On Thursday, U.S. retail sales data released increased more than expected in August as a surge in gasoline prices boosted receipts at gas stations, but the trend in underlying spending on goods slowed as Americans dealt with higher inflation and borrowing costs. Retail sales increased 0.6% month over month (est = 0.1%) in August and spending at gas stations advanced 5.2% last month. Spiking oil prices due to OPEC+ product cuts, strong demand, and disruption from floods in Libya have pushed up prices at the pump. Excluding sales at gasoline stations, retail spending advanced a more modest 0.2% in August from July. After a summer of robust spending, can the consumer continue their strong spending given some of the challenges ahead with rising credit card levels, student loan payments restarting, and tougher lending standards? Time will tell!

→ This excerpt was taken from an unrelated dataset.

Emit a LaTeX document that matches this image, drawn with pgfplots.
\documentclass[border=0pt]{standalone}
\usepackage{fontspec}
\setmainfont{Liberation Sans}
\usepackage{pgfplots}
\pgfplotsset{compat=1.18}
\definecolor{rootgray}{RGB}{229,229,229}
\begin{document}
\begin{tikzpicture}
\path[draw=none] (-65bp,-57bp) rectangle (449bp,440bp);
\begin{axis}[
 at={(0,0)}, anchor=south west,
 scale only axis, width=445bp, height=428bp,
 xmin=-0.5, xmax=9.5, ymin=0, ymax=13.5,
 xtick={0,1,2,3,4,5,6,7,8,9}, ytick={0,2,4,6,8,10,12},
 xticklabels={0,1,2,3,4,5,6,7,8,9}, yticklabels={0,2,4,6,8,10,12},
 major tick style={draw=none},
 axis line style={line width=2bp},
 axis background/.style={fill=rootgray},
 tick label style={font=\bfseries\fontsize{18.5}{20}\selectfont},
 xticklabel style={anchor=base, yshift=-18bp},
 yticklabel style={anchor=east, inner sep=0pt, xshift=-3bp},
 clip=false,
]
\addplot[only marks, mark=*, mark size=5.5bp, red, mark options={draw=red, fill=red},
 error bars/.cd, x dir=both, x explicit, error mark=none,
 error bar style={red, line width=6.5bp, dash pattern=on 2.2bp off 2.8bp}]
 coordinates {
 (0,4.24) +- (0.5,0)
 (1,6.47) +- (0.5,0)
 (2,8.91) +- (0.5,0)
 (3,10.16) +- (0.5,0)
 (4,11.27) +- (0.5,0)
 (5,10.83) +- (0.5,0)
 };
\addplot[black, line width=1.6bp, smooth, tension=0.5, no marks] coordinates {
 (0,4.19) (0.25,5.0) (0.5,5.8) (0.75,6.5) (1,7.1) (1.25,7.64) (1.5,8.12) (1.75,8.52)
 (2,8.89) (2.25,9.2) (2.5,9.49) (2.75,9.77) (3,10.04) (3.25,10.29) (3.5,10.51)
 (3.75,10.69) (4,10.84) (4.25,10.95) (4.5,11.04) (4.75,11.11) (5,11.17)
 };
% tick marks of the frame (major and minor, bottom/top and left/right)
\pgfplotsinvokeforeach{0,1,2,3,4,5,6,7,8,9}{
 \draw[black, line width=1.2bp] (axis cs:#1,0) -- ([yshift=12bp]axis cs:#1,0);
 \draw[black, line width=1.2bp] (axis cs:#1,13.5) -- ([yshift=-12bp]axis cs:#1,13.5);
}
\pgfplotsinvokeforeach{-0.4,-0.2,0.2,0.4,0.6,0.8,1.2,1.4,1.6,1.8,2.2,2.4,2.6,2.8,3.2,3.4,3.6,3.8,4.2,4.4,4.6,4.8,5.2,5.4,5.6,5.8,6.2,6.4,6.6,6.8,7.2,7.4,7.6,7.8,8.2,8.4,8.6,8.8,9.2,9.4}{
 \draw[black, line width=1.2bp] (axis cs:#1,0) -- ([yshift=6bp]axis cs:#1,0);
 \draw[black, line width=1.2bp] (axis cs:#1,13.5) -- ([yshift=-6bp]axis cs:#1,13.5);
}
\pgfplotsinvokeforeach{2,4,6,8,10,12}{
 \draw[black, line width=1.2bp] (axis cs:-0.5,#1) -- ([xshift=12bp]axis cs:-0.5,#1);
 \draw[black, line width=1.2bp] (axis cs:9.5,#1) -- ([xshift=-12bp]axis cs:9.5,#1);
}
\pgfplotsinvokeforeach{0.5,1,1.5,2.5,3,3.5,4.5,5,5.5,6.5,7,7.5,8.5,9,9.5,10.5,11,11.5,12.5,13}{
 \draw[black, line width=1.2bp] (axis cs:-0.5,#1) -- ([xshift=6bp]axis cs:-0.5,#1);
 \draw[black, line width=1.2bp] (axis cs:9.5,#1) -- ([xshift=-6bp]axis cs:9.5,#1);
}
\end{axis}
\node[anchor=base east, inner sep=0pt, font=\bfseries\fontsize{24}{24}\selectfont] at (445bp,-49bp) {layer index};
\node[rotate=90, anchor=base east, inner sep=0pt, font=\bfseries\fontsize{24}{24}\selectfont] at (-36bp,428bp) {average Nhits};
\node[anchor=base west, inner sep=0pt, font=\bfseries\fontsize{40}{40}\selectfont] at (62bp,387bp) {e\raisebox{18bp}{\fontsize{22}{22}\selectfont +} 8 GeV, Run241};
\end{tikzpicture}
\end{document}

Additionally on Thursday, the Producer Price Index (PPI), a measure of what producers get for their goods and services, increased 0.7% in August, higher than the 0.4% estimate and the biggest monthly gain since June 2022. Excluding food and energy, core PPI rose 0.2%, in line with expectations. As with CPI, the upward pressure on PPI came largely from a big jump in energy prices.

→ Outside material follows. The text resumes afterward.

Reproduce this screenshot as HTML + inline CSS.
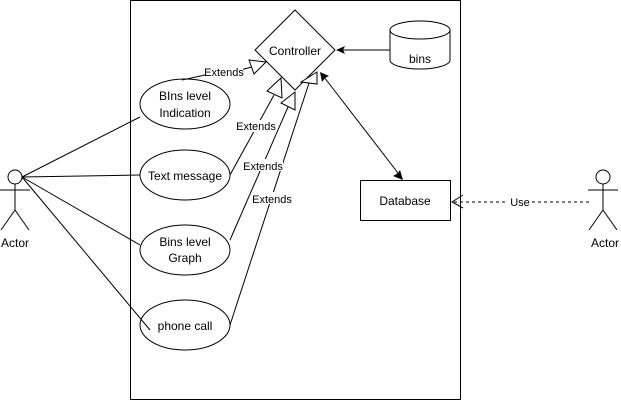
<!DOCTYPE html>
<html><head><meta charset="utf-8"><style>body{margin:0;background:#fff}svg{display:block}text{font-family:"Liberation Sans",Arial,sans-serif;fill:#000}</style></head>
<body><svg width="621" height="401" viewBox="0 0 621 401" xmlns="http://www.w3.org/2000/svg">
<rect x="0" y="0" width="621" height="401" fill="#fff"/>
<rect x="130.5" y="0.5" width="330" height="399" fill="none" stroke="#000"/>
<g stroke="#000" fill="none">
<polygon points="295,10 335,50 295,90 255,50" fill="#fff"/>
<path d="M390,30 v30 a30,9 0 0 0 60,0 v-30"/>
<ellipse cx="420" cy="30" rx="30" ry="9"/>
<rect x="360.5" y="180.5" width="90" height="40"/>
<ellipse cx="185" cy="104" rx="45" ry="25"/>
<ellipse cx="185" cy="175" rx="45" ry="25"/>
<ellipse cx="185" cy="250" rx="45" ry="25"/>
<ellipse cx="185" cy="325" rx="45" ry="25"/>
<line x1="22" y1="177" x2="140" y2="117"/>
<line x1="22" y1="177" x2="140" y2="175"/>
<line x1="22" y1="177" x2="140" y2="245"/>
<line x1="22" y1="177" x2="150" y2="330"/>
<circle cx="15" cy="177" r="7" fill="#fff"/>
<line x1="15" y1="184" x2="15" y2="210"/><line x1="0" y1="190" x2="30" y2="190"/>
<line x1="15" y1="210" x2="1" y2="230"/><line x1="15" y1="210" x2="29" y2="230"/>
<circle cx="603" cy="177" r="7" fill="#fff"/>
<line x1="603" y1="184" x2="603" y2="210"/><line x1="588" y1="190" x2="618" y2="190"/>
<line x1="603" y1="210" x2="589" y2="230"/><line x1="603" y1="210" x2="617" y2="230"/>
<polyline points="182,80 205,75"/><line x1="240" y1="70" x2="252" y2="67"/>
<polygon points="266,62 249,60 254,74" fill="#fff"/>
<line x1="230" y1="175" x2="274" y2="95"/>
<polygon points="281,78 267,91 282,98" fill="#fff"/>
<line x1="230" y1="240" x2="288" y2="107"/>
<polygon points="295,92 281,103 295,110" fill="#fff"/>
<line x1="230" y1="325" x2="309" y2="83"/>
<polygon points="317,72 301,82 317,84" fill="#fff"/>
<line x1="390" y1="50" x2="343" y2="50"/>
<line x1="324" y1="77" x2="398" y2="173"/>
<line x1="454" y1="202" x2="592" y2="202" stroke-dasharray="3,3"/>
<polyline points="463,195 452,202 463,208"/>
</g>
<polygon points="336,50 345,46 343,50 345,54" fill="#000"/>
<polygon points="320,72 329,76 325,78 322,82" fill="#000"/>
<polygon points="403,180 393,176 398,173 400,170" fill="#000"/>
<rect x="508" y="195" width="24" height="14" fill="#fff"/>
<g font-size="12" text-anchor="middle">
<text x="295" y="55">Controller</text>
<text x="420" y="63">bins</text>
<text x="405" y="205">Database</text>
<text x="185" y="100">BIns level</text>
<text x="185" y="117">Indication</text>
<text x="185" y="180">Text message</text>
<text x="185" y="246">Bins level</text>
<text x="185" y="262">Graph</text>
<text x="185" y="330">phone call</text>
<text x="15" y="247">Actor</text>
<text x="605" y="247">Actor</text>
</g>
<g font-size="11" text-anchor="middle">
<rect x="205" y="65" width="38" height="13" fill="#fff"/>
<text x="224" y="76">Extends</text>
<rect x="237" y="120" width="38" height="12" fill="#fff"/>
<text x="256" y="130">Extends</text>
<rect x="245" y="159" width="38" height="12" fill="#fff"/>
<text x="263" y="170">Extends</text>
<rect x="253" y="192" width="38" height="12" fill="#fff"/>
<text x="272" y="203">Extends</text>
<text x="520" y="206">Use</text>
</g>
</svg></body></html>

Stocks are down early this morning with the Dow Jones Industrial Average down 172 point early in today’s trading session. Bonds are selling off modestly this morning with the longer end of the curve seeing the most price change. This morning, the 10-year Treasury is at a 4.31% yield with the 2-year Treasury at a 5.02% yield.
Next week will bring us economic releases on building permits, houses starts, and existing home sales. However, all eyes are on next week’s September Fed meeting and whether they will raise rates for the 12th time this cycle. This morning, the CMEGroup’s Fed Watch tool shows a 97% chance the Fed will not raise rates next week and only a 31% chance for a 25bp rate hike at the November 1st meeting.
Headline and Core Consumer Price Index - Year over Year Change (2005 to Current)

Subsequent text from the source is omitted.